A future/fantasy semi-alt hist I wrote to pass time on a plane ride.
"There are more things in heaven and earth
than are dreamt of in your philosophy."
-Hamlet (I, v, 166-167)
The Enlightenment bore a strange creature, one never before seen on a planet renown for spawning unnatural beings. This queer creature decided that it could fully comprehend the world, that it had discovered, in science and logic, the language of the cosmos. This intellectual anomaly that had been created soon spread like a virus among the population, killing the traditional beliefs in magic, spirits, gods, and the mythical. It tore down the altars to the various God and gods and replaced them with an altar to the only true goddess, Reason. But as one of their own philosophers observed, just because something occurred in the same way for as long as you have observed it, does not mean that it had to have always been that way and must always continue that way in the future. But they ignored this warning, and others like it. Secure in their powers of reason, they rejected the previous beliefs of generations past as myth fit only for the unenlightened. And in their pride of grasping Truth, the missed one simple fact. They were wrong.

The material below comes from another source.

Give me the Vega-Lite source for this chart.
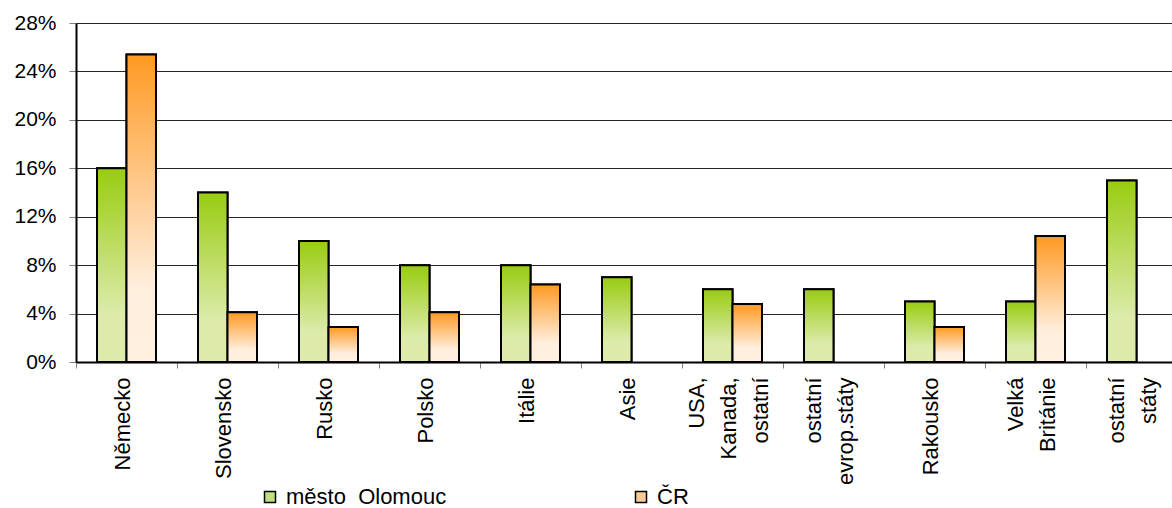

Of course, for the longest time, they fought against this, defending their precious paradigm against all who dared question it. Thus although cracks appeared during the excess of the Romantics and the contempt of the Post-Moderns, they appeared to be nothing more than waves crashing futilely against the cliffs. Then one event came which swept away their beliefs like a sandcastle being destroyed by an indifferent child. The Invasion.
Suddenly the ridiculed beliefs of yesteryear became the accepted truths of this generation. For it seems that all those myths werent really the creative musings of a nonintellectual man. Instead, it appears as if they are, at their core, history. Magic, spirits, elves, daemons, vampires, werewolves, descriptions of these things were not born of imagination, but experience. Scientists, predictably enough, were quick to offer their own theories to explain this event. There were, they decided, multiple universes which continuously moved like floating wood in an ocean. Occasionally these universes would drift so close that the boundaries before them would become blurred, opening gates that allowed the inhabitants of one universe to travel to another. Then they would drift apart again, closing these gates stranding those inhabitants who had crossed them in the alien universe. It was long ago in the pre-history of man that the last gate had been created, causing the intermingling of universes which lived on in legends and myths, long after the gates themselves had closed and all the alien inhabitants had died. Now, this universe is again close enough to another universe to cause these gates to open once again. And just like humans have evolved since the last meeting, so too have the visitors.
It all started on the fringes of civilization, rumors wafting in from the interior of Africa, strange occurrences reported in the depths of the Amazon, strange experiences reported by the remote mystics of Asia. These reports, of course, were dismissed by the enlightened west, waved away like so many annoying gnats. It became harder to so easily dismiss, however, when evidence started to roll in, videos of strange creatures, never seen before, disappearance of many westerners who had been laboring in these areas, the complete disappearance of previously known human settlements, nature acting in ways that defied the label of natural. If we wished to impose organization and purpose on these first stragglers we might liken them to scouts arriving before the main army. For within a month of the first reports, more than just random sightings occurred. Instead, came what can only be described as armies, hundreds and thousands of alien visitors. We can only speculate what went through their minds when they first found themselves in a strange world, cut off from anything familiar. What we can be sure of is that rather quickly these beings decided that they would make this new world their new home, regardless of the opinions of those who already lived there.